How Many Gregarious Mongolians Are There?
I have many fond memories of Mongolia, so this NYT piece on Ulan Bator’s underground homeless population immediately caught my attention. The first picture is of a man named Soyoloo. I wondered if this was the same Soyoloo I met so long ago.
How likely is that? A naive estimate looks like this: half of the one million people in Ulan Bator are men, so there’s a 1 in 500,000 chance that a randomly-selected (that is, randomly photographed) man from Ulan Bator is the man I met 15 years ago. At 0.0002%, this does not seem very likely.
But here’s where conditional probability comes in.
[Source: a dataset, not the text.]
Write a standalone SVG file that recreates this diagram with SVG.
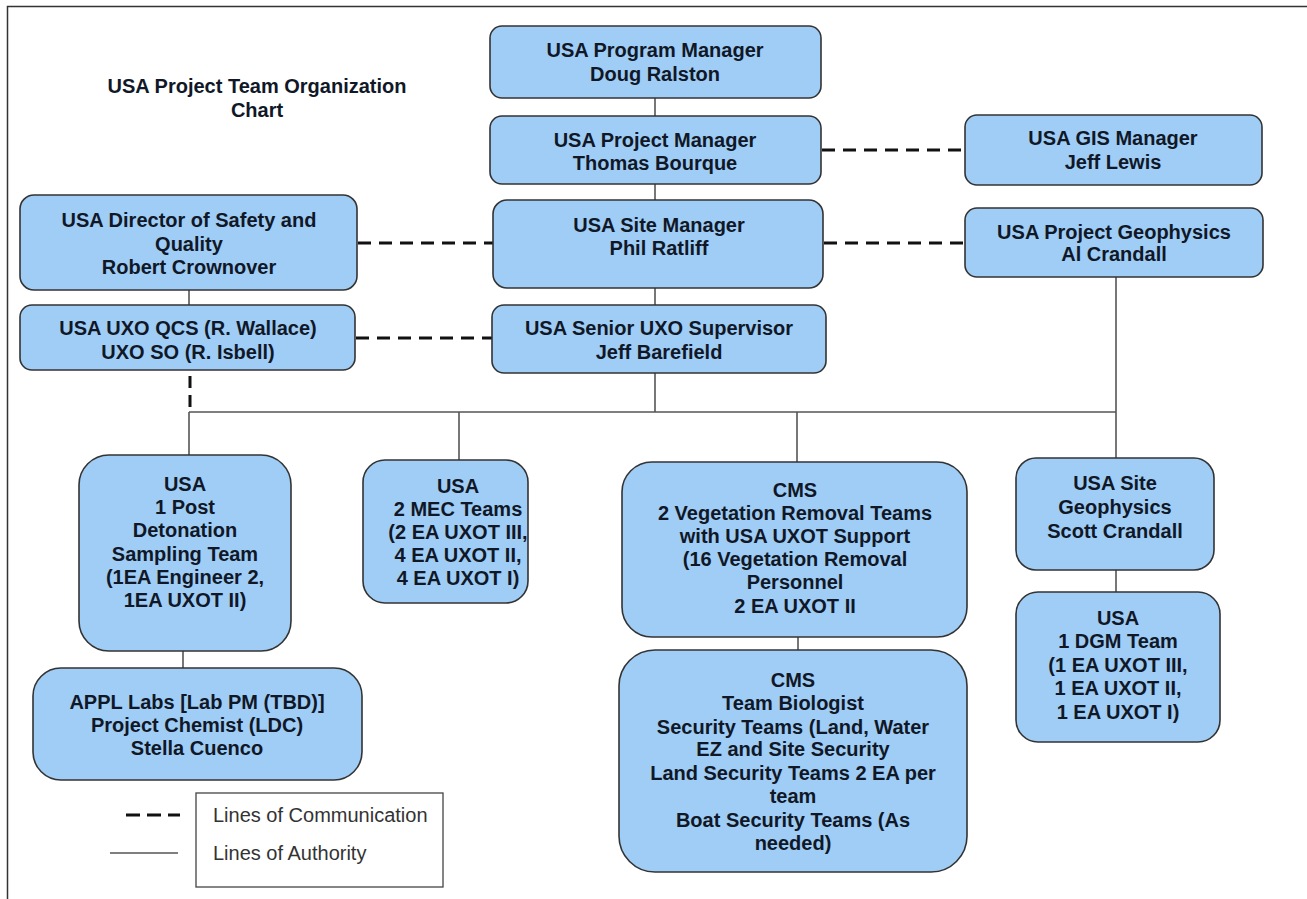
<svg xmlns="http://www.w3.org/2000/svg" width="1307" height="899" viewBox="0 0 1307 899">
<style>
.box{fill:#a0cdf5;stroke:#333;stroke-width:1.6}
.t{font-family:"Liberation Sans",Arial,sans-serif;font-weight:bold;font-size:20px;fill:#101828;text-anchor:middle}
.auth{stroke:#555;stroke-width:1.6;fill:none}
.comm{stroke:#111;stroke-width:3;stroke-dasharray:13 8;fill:none}
.leg{font-family:"Liberation Sans",Arial,sans-serif;font-size:20px;fill:#333}
</style>
<rect width="1307" height="899" fill="#fff"/>
<path d="M7.5 899 V6.5 H1307" fill="none" stroke="#333" stroke-width="1.5"/>
<g id="title">
<text class="t" x="257" y="93">USA Project Team Organization</text>
<text class="t" x="257" y="117">Chart</text>
</g>
<g id="connectors">
<line class="auth" x1="655" y1="98" x2="655" y2="116"/>
<line class="auth" x1="655" y1="184" x2="655" y2="200"/>
<line class="auth" x1="655" y1="288" x2="655" y2="305"/>
<line class="auth" x1="655" y1="373" x2="655" y2="412"/>
<line class="auth" x1="189" y1="412" x2="1116" y2="412"/>
<line class="auth" x1="189" y1="290" x2="189" y2="305"/>
<line class="auth" x1="189" y1="412" x2="189" y2="455"/>
<line class="auth" x1="459" y1="412" x2="459" y2="460"/>
<line class="auth" x1="797" y1="412" x2="797" y2="462"/>
<line class="auth" x1="1116" y1="277" x2="1116" y2="458"/>
<line class="auth" x1="1116" y1="570" x2="1116" y2="592"/>
<line class="auth" x1="183" y1="651" x2="183" y2="668"/>
<line class="auth" x1="798" y1="637" x2="798" y2="650"/>
<line class="comm" x1="190" y1="376" x2="190" y2="412" style="stroke-dasharray:12 7"/>
<line class="comm" x1="822" y1="150" x2="965" y2="150"/>
<line class="comm" x1="358" y1="243" x2="493" y2="243"/>
<line class="comm" x1="824" y1="243" x2="965" y2="243"/>
<line class="comm" x1="356" y1="338" x2="492" y2="338"/>
</g>
<g id="program-manager">
<rect class="box" x="490" y="26" width="331" height="72" rx="12"/>
<text class="t" x="655" y="57">USA Program Manager</text>
<text class="t" x="655" y="81">Doug Ralston</text>
</g>
<g id="project-manager">
<rect class="box" x="490" y="116" width="331" height="68" rx="12"/>
<text class="t" x="655" y="147">USA Project Manager</text>
<text class="t" x="655" y="170">Thomas Bourque</text>
</g>
<g id="gis-manager">
<rect class="box" x="965" y="115" width="297" height="70" rx="12"/>
<text class="t" x="1113" y="145">USA GIS Manager</text>
<text class="t" x="1113" y="169">Jeff Lewis</text>
</g>
<g id="project-geophysics">
<rect class="box" x="965" y="208" width="298" height="69" rx="12"/>
<text class="t" x="1114" y="239">USA Project Geophysics</text>
<text class="t" x="1114" y="261">Al Crandall</text>
</g>
<g id="director-safety">
<rect class="box" x="20" y="195" width="337" height="95" rx="14"/>
<text class="t" x="189" y="227">USA Director of Safety and</text>
<text class="t" x="189" y="251">Quality</text>
<text class="t" x="189" y="274">Robert Crownover</text>
</g>
<g id="site-manager">
<rect class="box" x="493" y="200" width="330" height="88" rx="14"/>
<text class="t" x="659" y="232">USA Site Manager</text>
<text class="t" x="659" y="255">Phil Ratliff</text>
</g>
<g id="senior-uxo">
<rect class="box" x="492" y="305" width="334" height="68" rx="12"/>
<text class="t" x="659" y="335">USA Senior UXO Supervisor</text>
<text class="t" x="659" y="359">Jeff Barefield</text>
</g>
<g id="uxo-qcs">
<rect class="box" x="20" y="305" width="335" height="65" rx="12"/>
<text class="t" x="188" y="335">USA UXO QCS (R. Wallace)</text>
<text class="t" x="188" y="359">UXO SO (R. Isbell)</text>
</g>
<g id="post-detonation">
<rect class="box" x="79" y="455" width="212" height="196" rx="30"/>
<text class="t" x="185" y="491">USA</text>
<text class="t" x="185" y="514">1 Post</text>
<text class="t" x="185" y="537">Detonation</text>
<text class="t" x="185" y="561">Sampling Team</text>
<text class="t" x="185" y="584">(1EA Engineer 2,</text>
<text class="t" x="185" y="607">1EA UXOT II)</text>
</g>
<g id="mec-teams">
<rect class="box" x="363" y="460" width="165" height="143" rx="22"/>
<text class="t" x="458" y="493">USA</text>
<text class="t" x="458" y="516">2 MEC Teams</text>
<text class="t" x="458" y="539">(2 EA UXOT III,</text>
<text class="t" x="458" y="562">4 EA UXOT II,</text>
<text class="t" x="458" y="585">4 EA UXOT I)</text>
</g>
<g id="cms-vegetation">
<rect class="box" x="622" y="462" width="345" height="175" rx="30"/>
<text class="t" x="795" y="497">CMS</text>
<text class="t" x="795" y="520">2 Vegetation Removal Teams</text>
<text class="t" x="795" y="543">with USA UXOT Support</text>
<text class="t" x="795" y="566">(16 Vegetation Removal</text>
<text class="t" x="795" y="589">Personnel</text>
<text class="t" x="795" y="613">2 EA UXOT II</text>
</g>
<g id="site-geophysics">
<rect class="box" x="1016" y="458" width="198" height="112" rx="20"/>
<text class="t" x="1115" y="490">USA Site</text>
<text class="t" x="1115" y="514">Geophysics</text>
<text class="t" x="1115" y="538">Scott Crandall</text>
</g>
<g id="dgm-team">
<rect class="box" x="1016" y="592" width="204" height="150" rx="22"/>
<text class="t" x="1118" y="625">USA</text>
<text class="t" x="1118" y="648">1 DGM Team</text>
<text class="t" x="1118" y="672">(1 EA UXOT III,</text>
<text class="t" x="1118" y="695">1 EA UXOT II,</text>
<text class="t" x="1118" y="719">1 EA UXOT I)</text>
</g>
<g id="appl-labs">
<rect class="box" x="33" y="668" width="329" height="112" rx="28"/>
<text class="t" x="197" y="709">APPL Labs [Lab PM (TBD)]</text>
<text class="t" x="197" y="732">Project Chemist (LDC)</text>
<text class="t" x="197" y="755">Stella Cuenco</text>
</g>
<g id="cms-security">
<rect class="box" x="619" y="650" width="348" height="222" rx="36"/>
<text class="t" x="793" y="687">CMS</text>
<text class="t" x="793" y="710">Team Biologist</text>
<text class="t" x="793" y="734">Security Teams (Land, Water</text>
<text class="t" x="793" y="756">EZ and Site Security</text>
<text class="t" x="793" y="780">Land Security Teams 2 EA per</text>
<text class="t" x="793" y="803">team</text>
<text class="t" x="793" y="827">Boat Security Teams (As</text>
<text class="t" x="793" y="850">needed)</text>
</g>
<g id="legend">
<rect x="196" y="793" width="247" height="94" fill="#fff" stroke="#444" stroke-width="1.3"/>
<line class="comm" x1="126" y1="815" x2="180" y2="815" style="stroke-dasharray:14 7"/>
<line class="auth" x1="110" y1="853" x2="178" y2="853"/>
<text class="leg" x="213" y="822">Lines of Communication</text>
<text class="leg" x="213" y="860">Lines of Authority</text>
</g>
</svg>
The man in the photograph isn’t just any randomly-selected man; he’s a randomly-selected man named Soyoloo. What I really want to know is, given the condition that a randomly selected man from Ulan Bator is named Soyoloo, what is the probability that he’s the man I met 15 years ago?
Naturally the answer depends on how many men in Ulan Bator are named Soyoloo. “Soyoloo” doesn’t appear on any list of most popular Mongolian names, so I am going to estimate that at most 0.5% of Mongolian men are named Soyoloo (this would be roughly equivalent to ‘Andrew’ in the US, the 35th most popular male name). This means that at most 2,500 men (0.5% of 500,000) in Ulan Bator are named Soyoloo. Therefore, if a man in Ulan Bator named Soyoloo is selected at random, there is a 1 in 2,500 chance (0.04%) it’s the man I met.
This is the power of conditional probability. The man in the photograph and the man I met share a common characteristic: being named Soyoloo. Knowing this condition greatly alters the probability that they are the same person.
In fact there’s another characteristic the two men share: they are both comfortable striking up relationships with foreign strangers, whether it’s me or a photojournalist. Let’s call this characteristic gregariousness. Now the question is, what is the probability that a randomly-selected gregarious male resident of Ulan Bator named Soyoloo is the person I met 15 years ago?
Well, how many gregarious Mongolians are there? Let’s say 5% of all Mongolians are gregarious. Then there are roughly 125 gregarious Mongolian men named Soyoloo in Ulan Bator, and thus, a 1 in 125 (0.8%) chance that the man in the photo is the same man I met. Not a lock, but not a longshot, either!
This probability may seem surprisingly high, given the distance in both time and space, but I have a feeling it’s him. His eyes look warmly familiar.